The Core Formula for Cylinder Volume

The standard cylinder volume formula is:

V = pi × r² × h

• V = volume
• pi ≈ 3.14159
• r = radius of the circular face
• h = height or length of the cylinder

If you are given a diameter instead of a radius, divide the diameter by 2 first. That matters because the formula uses the radius squared. A common mistake is to square the diameter directly without converting it to radius. Doing that makes the result four times too large.

Quick reminder: radius is half of diameter. If diameter = 24 inches, radius = 12 inches.
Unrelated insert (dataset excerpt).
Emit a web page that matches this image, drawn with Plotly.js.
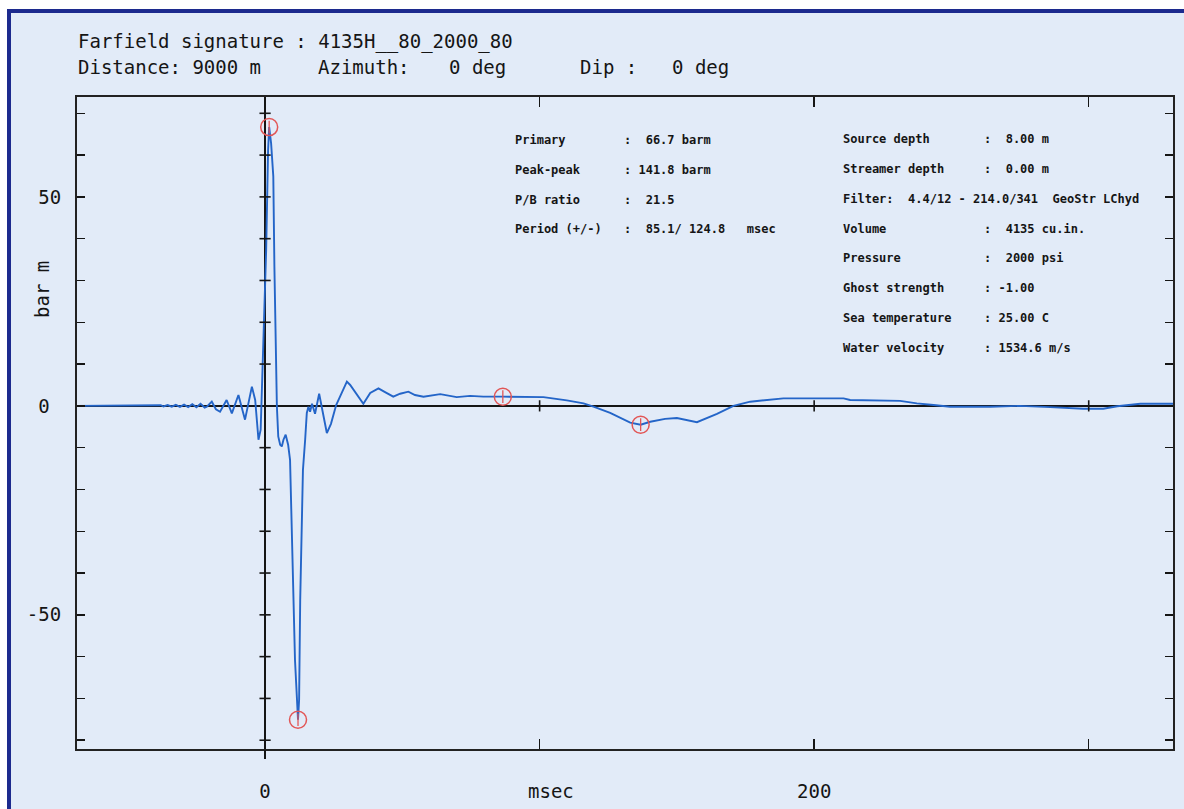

Why Unit Consistency Matters

To calculate cubic feet correctly, every dimension in the formula must be in feet before multiplying. If the radius is in inches and the height is in feet, you must convert one so both units match. This is where many manual calculations go wrong. For example, if a cylinder has a diameter of 18 inches and a length of 6 feet, the correct approach is to convert 18 inches to 1.5 feet, then divide by 2 to get a radius of 0.75 feet, and only then apply the formula.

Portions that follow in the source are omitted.